- Collected data:

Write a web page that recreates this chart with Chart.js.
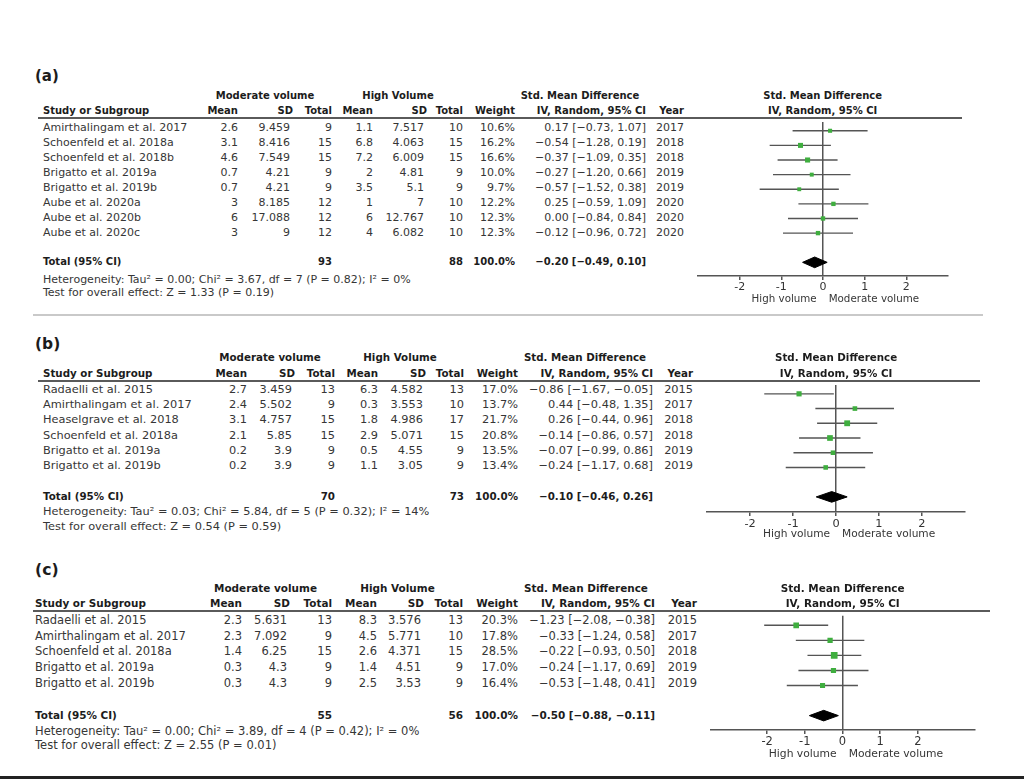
<!DOCTYPE html>
<html>
<head>
<meta charset="utf-8">
<script src="https://cdn.jsdelivr.net/npm/chart.js@4.4.1/dist/chart.umd.min.js"></script>
<style>
  body { margin: 0; background: #fff; }
  #page { position: relative; width: 1024px; height: 780px; overflow: hidden; font-family: "DejaVu Sans", sans-serif; color: #363636; }
  .t { position: absolute; white-space: nowrap; line-height: 1; }
  .b { font-weight: bold; color: #1c1c1c; }
  .rule { position: absolute; }
  canvas { position: absolute; }
</style>
</head>
<body>
<div id="page"></div>
<script>
    // ---- (a) ----
    const studiesA = ['Amirthalingam et al. 2017', 'Schoenfeld et al. 2018a', 'Schoenfeld et al. 2018b', 'Brigatto et al. 2019a', 'Brigatto et al. 2019b', 'Aube et al. 2020a', 'Aube et al. 2020b', 'Aube et al. 2020c'];
    const modMeanA = [2.6, 3.1, 4.6, 0.7, 0.7, 3, 6, 3];
    const modSdA = [9.459, 8.416, 7.549, 4.21, 4.21, 8.185, 17.088, 9];
    const modNA = [9, 15, 15, 9, 9, 12, 12, 12];
    const highMeanA = [1.1, 6.8, 7.2, 2, 3.5, 1, 6, 4];
    const highSdA = [7.517, 4.063, 6.009, 4.81, 5.1, 7, 12.767, 6.082];
    const highNA = [10, 15, 15, 9, 9, 10, 10, 10];
    const weightA = [10.6, 16.2, 16.6, 10.0, 9.7, 12.2, 12.3, 12.3];
    const smdA = [0.17, -0.54, -0.37, -0.27, -0.57, 0.25, 0.00, -0.12];
    const loA = [-0.73, -1.28, -1.09, -1.20, -1.52, -0.59, -0.84, -0.96];
    const hiA = [1.07, 0.19, 0.35, 0.66, 0.38, 1.09, 0.84, 0.72];
    const yearA = [2017, 2018, 2018, 2019, 2019, 2020, 2020, 2020];
    const totalNA = [93, 88];
    const totalA = [-0.20, -0.49, 0.10];
    const hetA = 'Heterogeneity: Tau² = 0.00; Chi² = 3.67, df = 7 (P = 0.82); I² = 0%';
    const testA = 'Test for overall effect: Z = 1.33 (P = 0.19)';

    // ---- (b) ----
    const studiesB = ['Radaelli et al. 2015', 'Amirthalingam et al. 2017', 'Heaselgrave et al. 2018', 'Schoenfeld et al. 2018a', 'Brigatto et al. 2019a', 'Brigatto et al. 2019b'];
    const modMeanB = [2.7, 2.4, 3.1, 2.1, 0.2, 0.2];
    const modSdB = [3.459, 5.502, 4.757, 5.85, 3.9, 3.9];
    const modNB = [13, 9, 15, 15, 9, 9];
    const highMeanB = [6.3, 0.3, 1.8, 2.9, 0.5, 1.1];
    const highSdB = [4.582, 3.553, 4.986, 5.071, 4.55, 3.05];
    const highNB = [13, 10, 17, 15, 9, 9];
    const weightB = [17.0, 13.7, 21.7, 20.8, 13.5, 13.4];
    const smdB = [-0.86, 0.44, 0.26, -0.14, -0.07, -0.24];
    const loB = [-1.67, -0.48, -0.44, -0.86, -0.99, -1.17];
    const hiB = [-0.05, 1.35, 0.96, 0.57, 0.86, 0.68];
    const yearB = [2015, 2017, 2018, 2018, 2019, 2019];
    const totalNB = [70, 73];
    const totalB = [-0.10, -0.46, 0.26];
    const hetB = 'Heterogeneity: Tau² = 0.03; Chi² = 5.84, df = 5 (P = 0.32); I² = 14%';
    const testB = 'Test for overall effect: Z = 0.54 (P = 0.59)';

    // ---- (c) ----
    const studiesC = ['Radaelli et al. 2015', 'Amirthalingam et al. 2017', 'Schoenfeld et al. 2018a', 'Brigatto et al. 2019a', 'Brigatto et al. 2019b'];
    const modMeanC = [2.3, 2.3, 1.4, 0.3, 0.3];
    const modSdC = [5.631, 7.092, 6.25, 4.3, 4.3];
    const modNC = [13, 9, 15, 9, 9];
    const highMeanC = [8.3, 4.5, 2.6, 1.4, 2.5];
    const highSdC = [3.576, 5.771, 4.371, 4.51, 3.53];
    const highNC = [13, 10, 15, 9, 9];
    const weightC = [20.3, 17.8, 28.5, 17.0, 16.4];
    const smdC = [-1.23, -0.33, -0.22, -0.24, -0.53];
    const loC = [-2.08, -1.24, -0.93, -1.17, -1.48];
    const hiC = [-0.38, 0.58, 0.50, 0.69, 0.41];
    const yearC = [2015, 2017, 2018, 2019, 2019];
    const totalNC = [55, 56];
    const totalC = [-0.50, -0.88, -0.11];
    const hetC = 'Heterogeneity: Tau² = 0.00; Chi² = 3.89, df = 4 (P = 0.42); I² = 0%';
    const testC = 'Test for overall effect: Z = 2.55 (P = 0.01)';

    const tickVals = [-2, -1, 0, 1, 2];

    // page layout of each panel (pixels)
    const layoutA = { label: '(a)', labelY: 76, h1: 96, h2: 111, rule: 118, ruleX: [38, 962], row0: 127, step: 15, totIdx: 9,
        het: 279, test: 292, axis: 276, titleY: 298, zero: 822.7, unit: 43, xr: [-3, 3], nameX: 43,
        cols: [238, 290, 332, 373, 424, 463, 515, 646, 684], mod: 265, high: 398, smd: 580, fs: 11 };
    const layoutB = { label: '(b)', labelY: 345, h1: 357, h2: 373, rule: 381, ruleX: [38, 980], row0: 390, step: 15.2, totIdx: 7,
        het: 512, test: 527, axis: 512, titleY: 534, zero: 836, unit: 44.3, xr: [-3, 3], nameX: 43,
        cols: [247, 292, 335, 378, 423, 464, 518, 653, 693], mod: 270, high: 400, smd: 585, fs: 11.35 };
    const layoutC = { label: '(c)', labelY: 570, h1: 588, h2: 603, rule: 611, ruleX: [33, 990], row0: 621, step: 15.67, totIdx: 6,
        het: 732, test: 746, axis: 730, titleY: 754, zero: 842.7, unit: 39, xr: [-3.5, 3.5], nameX: 35,
        cols: [242, 287, 332, 377, 421, 463, 518, 655, 697], mod: 265.5, high: 397.5, smd: 586, fs: 11.5 };

    const AXIS_H = 19;
    const DIAMOND_PX = 5.5;
    const GREEN = '#3fae3f', LINE = '#555';
    const page = document.getElementById('page');

    function txt(s, x, y, align, size, bold) {
        const el = document.createElement('div');
        el.className = 't' + (bold ? ' b' : '');
        el.textContent = s;
        el.style.left = x + 'px';
        el.style.top = y + 'px';
        el.style.fontSize = size + 'px';
        const tx = align === 'r' ? '-100%' : (align === 'c' ? '-50%' : '0');
        el.style.transform = `translate(${tx}, -50%)`;
        page.appendChild(el);
    }

    function rule(x, y, w, h, color) {
        const el = document.createElement('div');
        el.className = 'rule';
        el.style.cssText = `left:${x}px;top:${y}px;width:${w}px;height:${h}px;background:${color}`;
        page.appendChild(el);
    }

    const f2 = v => v.toFixed(2).replace('-', '−');
    const ciText = (s, l, h) => `${f2(s)} [${f2(l)}, ${f2(h)}]`;

    function drawPanel(p) {
        const L = p.lay, fs = L.fs, bs = fs * 10 / 11, c = L.cols;

        // table
        txt(L.label, 35, L.labelY, 'l', fs * 15 / 11, true);
        txt('Moderate volume', L.mod, L.h1, 'c', bs, true);
        txt('High Volume', L.high, L.h1, 'c', bs, true);
        txt('Std. Mean Difference', L.smd, L.h1, 'c', bs, true);
        txt('Study or Subgroup', L.nameX, L.h2, 'l', bs, true);
        ['Mean', 'SD', 'Total', 'Mean', 'SD', 'Total', 'Weight', 'IV, Random, 95% CI', 'Year'].forEach((h, k) => txt(h, c[k] + (k === 1 || k === 4 ? 3 : 0), L.h2, 'r', bs, true));
        rule(L.ruleX[0], L.rule - 1, L.ruleX[1] - L.ruleX[0], 1.5, '#5a5a5a');

        p.studies.forEach((s, i) => {
            const y = L.row0 + i * L.step;
            txt(s, L.nameX, y, 'l', fs);
            [p.modMean[i], p.modSd[i], p.modN[i], p.highMean[i], p.highSd[i], p.highN[i]].forEach((v, k) => txt(String(v), c[k], y, 'r', fs));
            txt(p.weight[i].toFixed(1) + '%', c[6], y, 'r', fs);
            txt(ciText(p.smd[i], p.lo[i], p.hi[i]), c[7], y, 'r', fs);
            txt(String(p.year[i]), c[8], y, 'r', fs);
        });

        const ty = L.row0 + L.totIdx * L.step;
        txt('Total (95% CI)', L.nameX, ty, 'l', bs, true);
        txt(String(p.totalN[0]), c[2], ty, 'r', bs, true);
        txt(String(p.totalN[1]), c[5], ty, 'r', bs, true);
        txt('100.0%', c[6], ty, 'r', bs, true);
        txt(ciText(p.total[0], p.total[1], p.total[2]), c[7], ty, 'r', bs, true);
        txt(p.het, L.nameX, L.het, 'l', fs);
        txt(p.test, L.nameX, L.test, 'l', fs);

        // forest plot
        const cv = document.createElement('canvas');
        const left = L.zero + L.xr[0] * L.unit, w = Math.round((L.xr[1] - L.xr[0]) * L.unit), h = Math.round(L.axis - L.rule + AXIS_H);
        cv.width = w; cv.height = h;
        cv.style.left = left + 'px'; cv.style.top = L.rule + 'px';
        cv.style.width = w + 'px'; cv.style.height = h + 'px';
        page.appendChild(cv);

        const ci = [];
        p.studies.forEach((_, i) => ci.push({ x: p.lo[i], y: i }, { x: p.hi[i], y: i }, { x: null, y: null }));
        const t = L.totIdx, dh = DIAMOND_PX / L.step, [ts, tl, th] = p.total;
        const diamond = [{ x: tl, y: t }, { x: ts, y: t - dh }, { x: th, y: t }, { x: ts, y: t + dh }, { x: tl, y: t }];

        const chart = new Chart(cv, {
            type: 'scatter',
            data: {
                datasets: [
                    { data: p.studies.map((_, i) => ({ x: p.smd[i], y: i })), pointStyle: 'rect',
                      pointRadius: ctx => Math.sqrt(p.weight[ctx.dataIndex]) * 1.25 / Math.SQRT2,
                      backgroundColor: GREEN, borderWidth: 0, order: 0 },
                    { type: 'line', data: ci, borderColor: LINE, borderWidth: 1.4, pointRadius: 0, spanGaps: false, order: 1 },
                    { type: 'line', data: diamond, borderColor: '#000', backgroundColor: '#000', borderWidth: 1, pointRadius: 0, fill: 'shape', tension: 0, order: 1 }
                ]
            },
            options: {
                responsive: false, animation: false, events: [],
                layout: { padding: 0 },
                plugins: { legend: { display: false }, tooltip: { enabled: false } },
                scales: {
                    x: {
                        type: 'linear', min: L.xr[0], max: L.xr[1],
                        afterBuildTicks: s => { s.ticks = tickVals.map(v => ({ value: v })); },
                        afterFit: s => { s.height = AXIS_H; },
                        grid: { color: ctx => (ctx.tick && ctx.tick.value === 0 ? LINE : 'rgba(0,0,0,0)'), tickColor: LINE, tickLength: 4, lineWidth: 1.5 },
                        border: { color: LINE, width: 1.5 },
                        ticks: { color: '#333', font: { family: 'DejaVu Sans', size: fs }, padding: 1, maxRotation: 0, autoSkip: false }
                    },
                    y: { type: 'linear', reverse: true, display: false,
                         min: (L.rule - L.row0) / L.step, max: (L.axis - L.row0) / L.step }
                }
            }
        });

        const zeroPx = left + chart.scales.x.getPixelForValue(0);
        txt('Std. Mean Difference', zeroPx, L.h1, 'c', bs, true);
        txt('IV, Random, 95% CI', zeroPx, L.h2, 'c', bs, true);
        txt('High volume', zeroPx - 6, L.titleY, 'r', fs * 10.3 / 11);
        txt('Moderate volume', zeroPx + 6, L.titleY, 'l', fs * 10.3 / 11);
    }

    window.onload = () => {
        drawPanel({ lay: layoutA, studies: studiesA, modMean: modMeanA, modSd: modSdA, modN: modNA, highMean: highMeanA, highSd: highSdA, highN: highNA,
                    weight: weightA, smd: smdA, lo: loA, hi: hiA, year: yearA, totalN: totalNA, total: totalA, het: hetA, test: testA });
        drawPanel({ lay: layoutB, studies: studiesB, modMean: modMeanB, modSd: modSdB, modN: modNB, highMean: highMeanB, highSd: highSdB, highN: highNB,
                    weight: weightB, smd: smdB, lo: loB, hi: hiB, year: yearB, totalN: totalNB, total: totalB, het: hetB, test: testB });
        drawPanel({ lay: layoutC, studies: studiesC, modMean: modMeanC, modSd: modSdC, modN: modNC, highMean: highMeanC, highSd: highSdC, highN: highNC,
                    weight: weightC, smd: smdC, lo: loC, hi: hiC, year: yearC, totalN: totalNC, total: totalC, het: hetC, test: testC });

        rule(33, 314, 950, 2, '#c9c9c9');
        rule(0, 776, 1024, 3, '#222');
    };
</script>
</body>
</html>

- Short problem:
Set down again, exactly, the lines of the material above from its first line to the one with "const testA = 'Test", inclusive. Leave the pictures out.

- Exercise result:
Write a web page that recreates this chart with Chart.js.
<!DOCTYPE html>
<html>
<head>
<meta charset="utf-8">
<script src="https://cdn.jsdelivr.net/npm/chart.js@4.4.1/dist/chart.umd.min.js"></script>
<style>
  body { margin: 0; background: #fff; }
  #page { position: relative; width: 1024px; height: 780px; overflow: hidden; font-family: "DejaVu Sans", sans-serif; color: #363636; }
  .t { position: absolute; white-space: nowrap; line-height: 1; }
  .b { font-weight: bold; color: #1c1c1c; }
  .rule { position: absolute; }
  canvas { position: absolute; }
</style>
</head>
<body>
<div id="page"></div>
<script>
    // ---- (a) ----
    const studiesA = ['Amirthalingam et al. 2017', 'Schoenfeld et al. 2018a', 'Schoenfeld et al. 2018b', 'Brigatto et al. 2019a', 'Brigatto et al. 2019b', 'Aube et al. 2020a', 'Aube et al. 2020b', 'Aube et al. 2020c'];
    const modMeanA = [2.6, 3.1, 4.6, 0.7, 0.7, 3, 6, 3];
    const modSdA = [9.459, 8.416, 7.549, 4.21, 4.21, 8.185, 17.088, 9];
    const modNA = [9, 15, 15, 9, 9, 12, 12, 12];
    const highMeanA = [1.1, 6.8, 7.2, 2, 3.5, 1, 6, 4];
    const highSdA = [7.517, 4.063, 6.009, 4.81, 5.1, 7, 12.767, 6.082];
    const highNA = [10, 15, 15, 9, 9, 10, 10, 10];
    const weightA = [10.6, 16.2, 16.6, 10.0, 9.7, 12.2, 12.3, 12.3];
    const smdA = [0.17, -0.54, -0.37, -0.27, -0.57, 0.25, 0.00, -0.12];
    const loA = [-0.73, -1.28, -1.09, -1.20, -1.52, -0.59, -0.84, -0.96];
    const hiA = [1.07, 0.19, 0.35, 0.66, 0.38, 1.09, 0.84, 0.72];
    const yearA = [2017, 2018, 2018, 2019, 2019, 2020, 2020, 2020];
    const totalNA = [93, 88];
    const totalA = [-0.20, -0.49, 0.10];
    const hetA = 'Heterogeneity: Tau² = 0.00; Chi² = 3.67, df = 7 (P = 0.82); I² = 0%';
    const testA = 'Test for overall effect: Z = 1.33 (P = 0.19)';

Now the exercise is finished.